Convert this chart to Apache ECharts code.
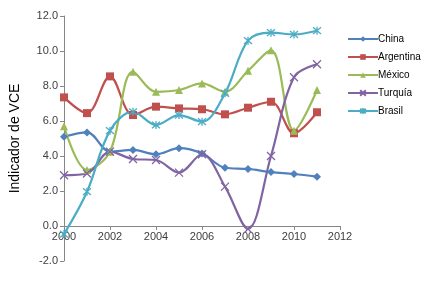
<!DOCTYPE html>
<html><head><meta charset="utf-8">
<script src="https://cdn.jsdelivr.net/npm/echarts@6/dist/echarts.min.js"></script>
<style>html,body{margin:0;padding:0;background:#fff}#c{width:428px;height:281px}</style>
</head><body><div id="c"></div>
<script>
const years = [2000,2001,2002,2003,2004,2005,2006,2007,2008,2009,2010,2011];
const seriesNames = ['China','Argentina','México','Turquía','Brasil'];
const china     = [5.1,5.35,4.25,4.35,4.1,4.45,4.15,3.33,3.26,3.08,2.97,2.82];
const argentina = [7.35,6.45,8.55,6.34,6.82,6.72,6.67,6.38,6.76,7.1,5.3,6.5];
const mexico    = [5.7,3.2,4.25,8.82,7.67,7.77,8.15,7.67,8.87,10.05,5.45,7.77];
const turquia   = [2.9,3.0,4.25,3.83,3.77,3.05,4.1,2.25,-0.17,4.0,8.5,9.24];
const brasil    = [-0.46,1.96,5.45,6.53,5.77,6.34,5.96,7.58,10.59,11.05,10.95,11.16];
const yTicks = [-2,0,2,4,6,8,10,12];
const xTicks = [2000,2002,2004,2006,2008,2010,2012];

const colors = ['#4F81BD','#C0504D','#9BBB59','#8064A2','#4BACC6'];
const symbols = ['diamond','rect','triangle','path://M0,0L10,10M10,0L0,10','path://M0,0L10,10M10,0L0,10M5,-1L5,11'];
const sizes = [8,8,8,8,8];
const dataArr = [china,argentina,mexico,turquia,brasil];

const gridTop = 16, gridBottom = 20, H = 281;
const plotH = H - gridTop - gridBottom;
const yMin = yTicks[0], yMax = yTicks[yTicks.length-1];
const zeroOffset = -((0 - yMin) / (yMax - yMin)) * plotH;

const series = seriesNames.map((n,i)=>{
  const open = i>=3;
  return {
    name:n, type:'line', smooth:0.35,
    data: years.map((y,k)=>[y,dataArr[i][k]]),
    symbol: symbols[i], symbolSize: sizes[i], showAllSymbol:true,
    lineStyle:{color:colors[i], width:2.2},
    itemStyle: open ? {color:'rgba(0,0,0,0)', borderColor:colors[i], borderWidth:1.3}
                    : {color:colors[i]},
    emphasis:{disabled:true}
  };
});

const chart = echarts.init(document.getElementById('c'), null, {renderer:'canvas'});
chart.setOption({
  animation:false,
  textStyle:{fontFamily:'Liberation Sans, Arial, sans-serif'},
  grid:{left:64, right:88, top:gridTop, bottom:gridBottom},
  legend:{
    orient:'vertical', left:342, top:29, itemWidth:30, itemHeight:7, itemGap:8,
    textStyle:{fontSize:10, color:'#000', fontFamily:'Liberation Sans Narrow, Arial Narrow, sans-serif', padding:[0,0,0,-5]},
    data: seriesNames
  },
  xAxis:{
    type:'value', min:xTicks[0], max:xTicks[xTicks.length-1], interval:2,
    position:'bottom', offset: zeroOffset,
    axisLine:{onZero:false, lineStyle:{color:'#868686'}},
    axisTick:{show:true, length:4, lineStyle:{color:'#868686'}},
    axisLabel:{color:'#404040', fontSize:11, margin:5, formatter:v=>String(v)},
    splitLine:{show:false}
  },
  yAxis:{
    type:'value', min:yMin, max:yMax, interval:2,
    name:'Indicador de VCE', nameLocation:'middle', nameGap:42,
    nameTextStyle:{fontSize:14, color:'#000'},
    axisLine:{show:true, onZero:false, lineStyle:{color:'#868686'}},
    axisTick:{show:true, length:4, lineStyle:{color:'#868686'}},
    axisLabel:{color:'#404040', fontSize:11, margin:6, formatter:v=>v.toFixed(1)},
    splitLine:{show:false}
  },
  series
});
</script></body></html>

## Description of the task
Every line from the top of the material above through the line with "const zeroOffset = -((0" should be duplicated exactly, please; leave out the pictures.

## Answer in full
Convert this chart to Apache ECharts code.
<!DOCTYPE html>
<html><head><meta charset="utf-8">
<script src="https://cdn.jsdelivr.net/npm/echarts@6/dist/echarts.min.js"></script>
<style>html,body{margin:0;padding:0;background:#fff}#c{width:428px;height:281px}</style>
</head><body><div id="c"></div>
<script>
const years = [2000,2001,2002,2003,2004,2005,2006,2007,2008,2009,2010,2011];
const seriesNames = ['China','Argentina','México','Turquía','Brasil'];
const china     = [5.1,5.35,4.25,4.35,4.1,4.45,4.15,3.33,3.26,3.08,2.97,2.82];
const argentina = [7.35,6.45,8.55,6.34,6.82,6.72,6.67,6.38,6.76,7.1,5.3,6.5];
const mexico    = [5.7,3.2,4.25,8.82,7.67,7.77,8.15,7.67,8.87,10.05,5.45,7.77];
const turquia   = [2.9,3.0,4.25,3.83,3.77,3.05,4.1,2.25,-0.17,4.0,8.5,9.24];
const brasil    = [-0.46,1.96,5.45,6.53,5.77,6.34,5.96,7.58,10.59,11.05,10.95,11.16];
const yTicks = [-2,0,2,4,6,8,10,12];
const xTicks = [2000,2002,2004,2006,2008,2010,2012];

const colors = ['#4F81BD','#C0504D','#9BBB59','#8064A2','#4BACC6'];
const symbols = ['diamond','rect','triangle','path://M0,0L10,10M10,0L0,10','path://M0,0L10,10M10,0L0,10M5,-1L5,11'];
const sizes = [8,8,8,8,8];
const dataArr = [china,argentina,mexico,turquia,brasil];

const gridTop = 16, gridBottom = 20, H = 281;
const plotH = H - gridTop - gridBottom;
const yMin = yTicks[0], yMax = yTicks[yTicks.length-1];
const zeroOffset = -((0 - yMin) / (yMax - yMin)) * plotH;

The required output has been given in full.